Нет никакой необходимости вникать в изощрения или примитив
философов, чтобы находиться в самом центре философской проблематики,
потому что единственной проблемой, единственным предметом и
единственным источником философии являлась и является до сих
пор проблема, предмет и источник – жизнь.
Любая философия, даже самая, казалось бы, далёкая от действительной
жизни – академическая, единственной реальной своей задачей
имеет задачу – восстановление человеком частично потерянной
им связи с жизнью; полностью потерять связь с жизнью человек,
пока он жив, не может, а вот в некоторой степени, в том или
ином отношении – вполне может.
Это откровенно банально.
Это совершенно недоступно.
Банально потому, что это знает и переживает каждый современный человек.

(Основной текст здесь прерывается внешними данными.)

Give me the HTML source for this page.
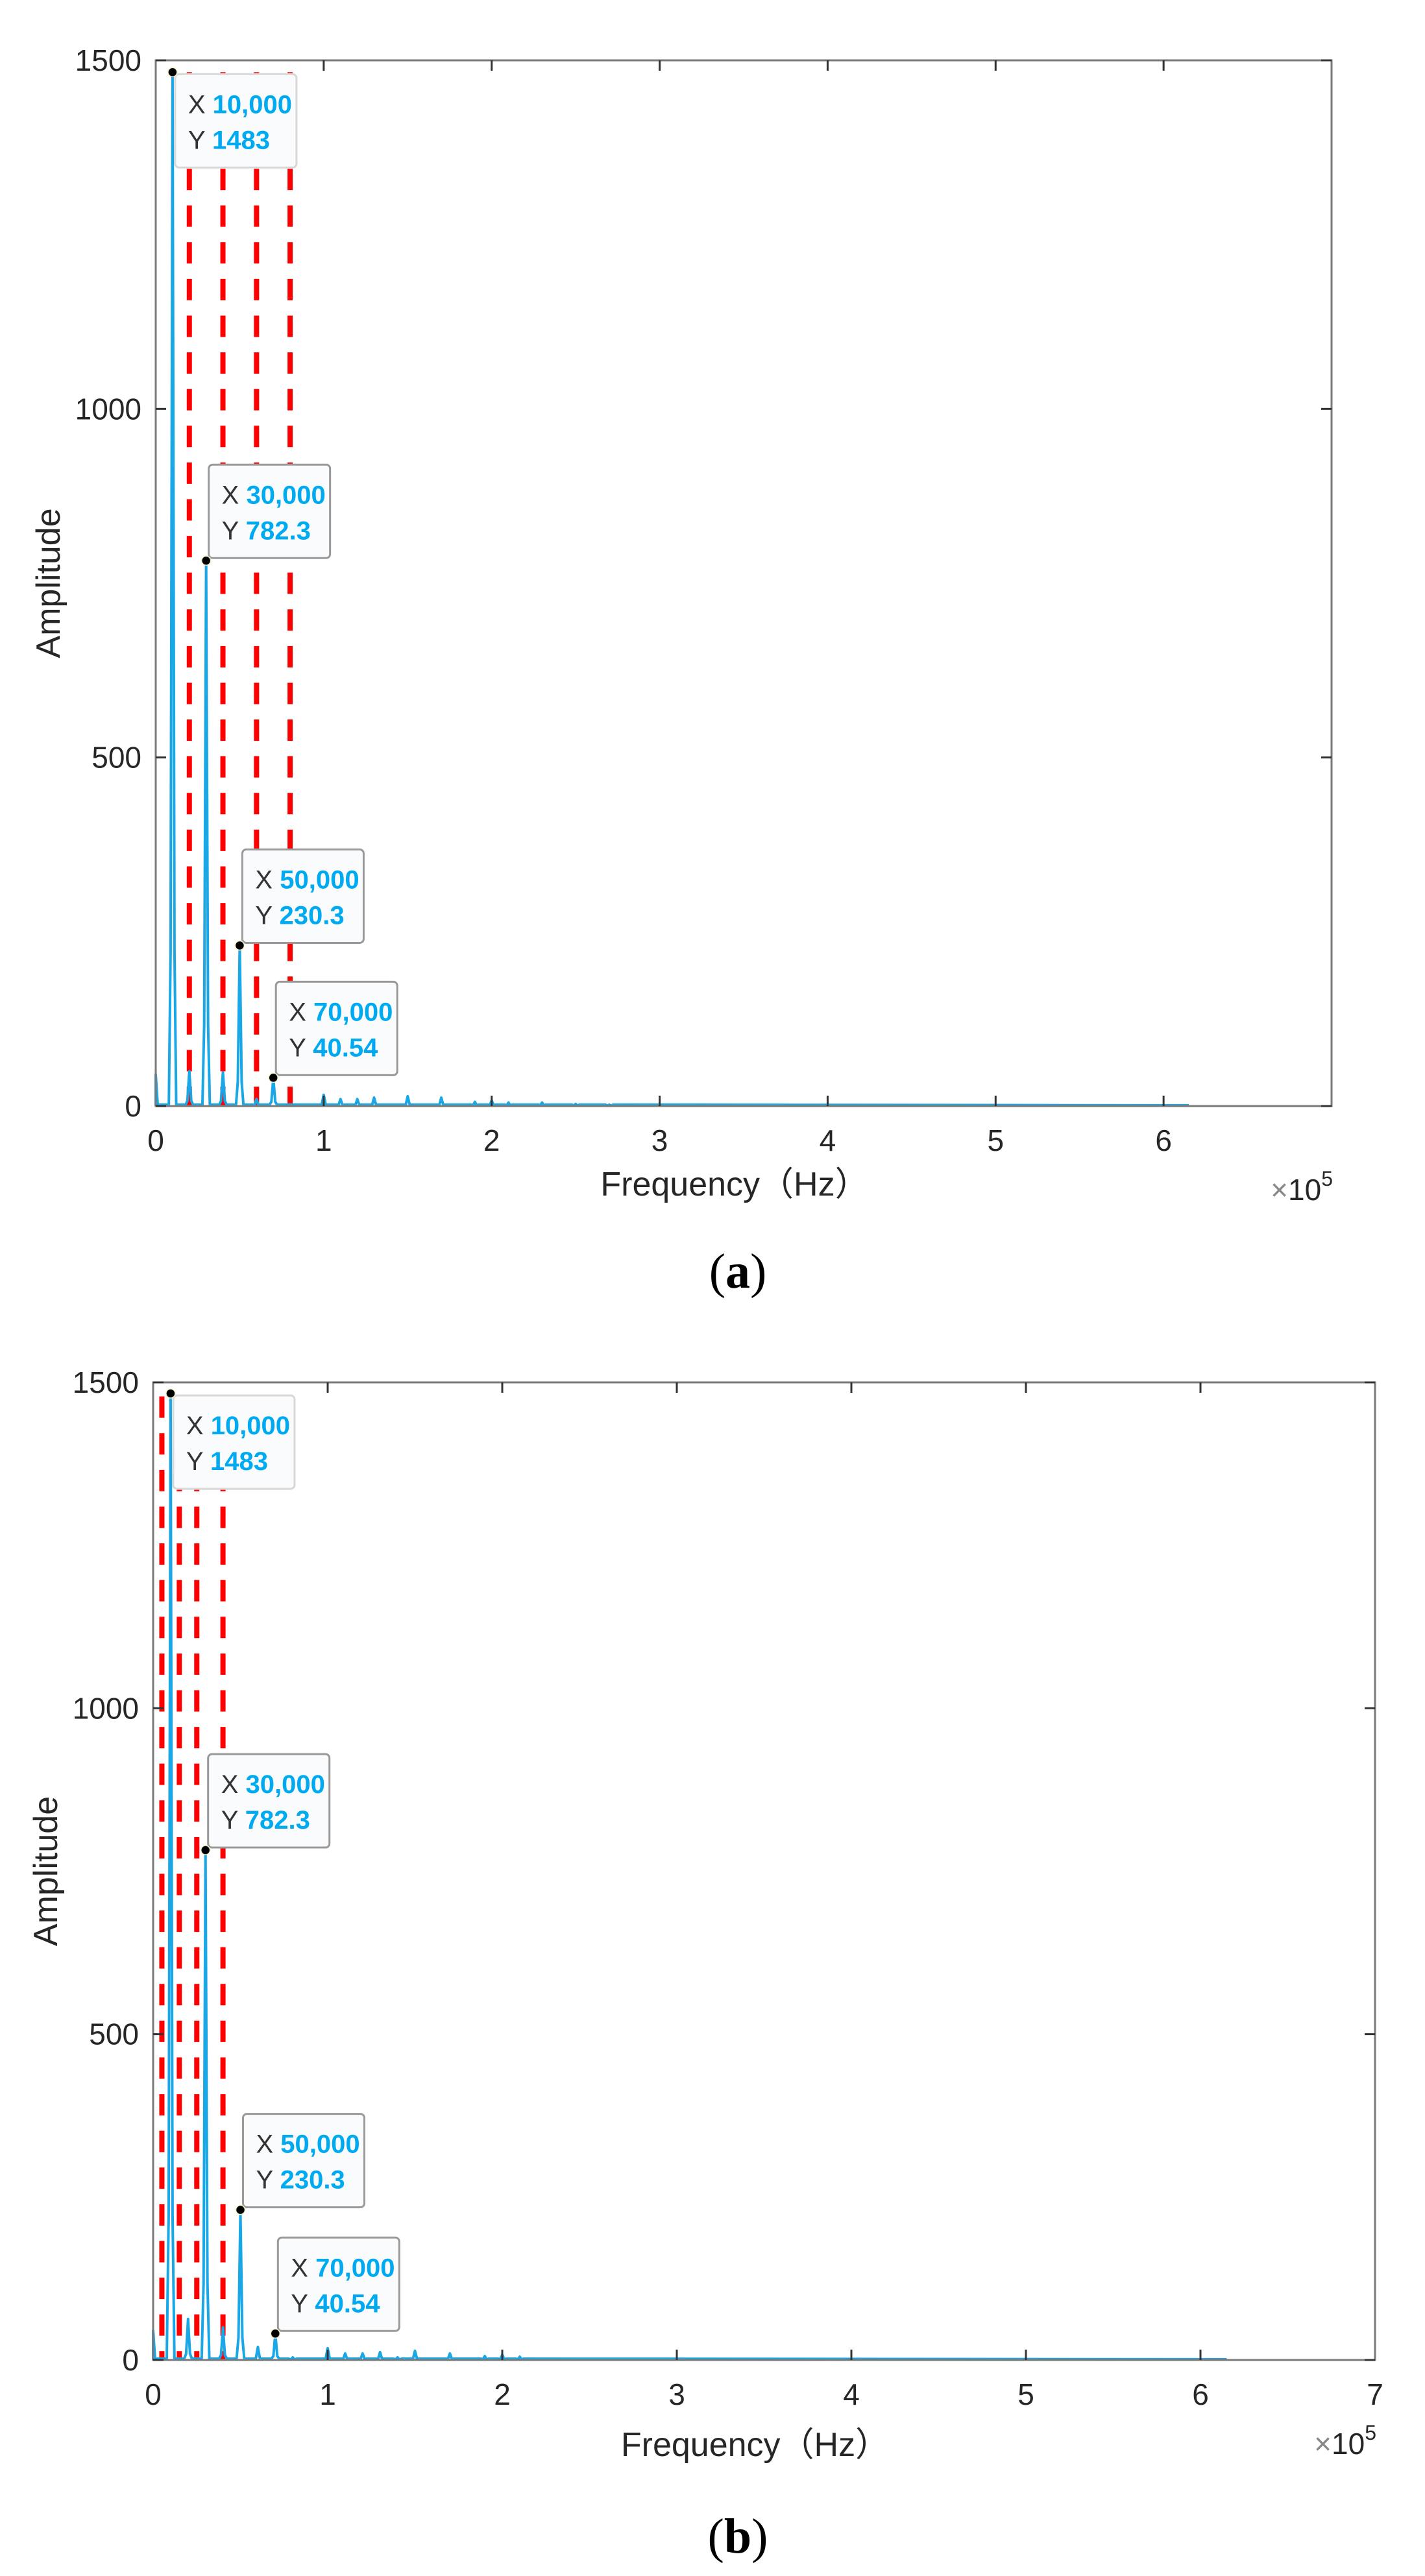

Недоступно потому, что это знание и переживание современного
человека лишены его воли.
Воля же современного человека – действующими сегодня в мировых
обществах матрицами – связана отдельностью, выделенностью каждого
современного человека в существование в качестве
индивидуума, в качестве автономного субъекта.
До тех пор пока человек повязан своей отдельностью, его воля
связана, отчуждена от него.
«Рай», то есть целостное, не фрагментированное, полностью живое
существование человека, охраняет от него «обоюдоострый меч» –
его собственное внимание, заключённое в скорлупу своей же
самости, в футляр собственной отдельности.
Такое внимание современные философы называют рефлексией, возводя тем
самым свою собственную фрагментированность в природу
человека.
Особенно наглядно это видно в трансцендентальной философии запада, в
которой внимание, восприятие и переживание человеком своей
отдельности возведено в ОСОБУЮ, СПЕЦИАЛЬНУЮ СПОСОБНОСТЬ
ЧЕЛОВЕКА.
Эта способность – осознание – в той её форме, в какой философы
обнаружили её у себя, было принято ими за неизменную форму, за
неизменяемую и даже высшую! способность человека, которую,
следовательно, он к тому же ещё и должен развивать.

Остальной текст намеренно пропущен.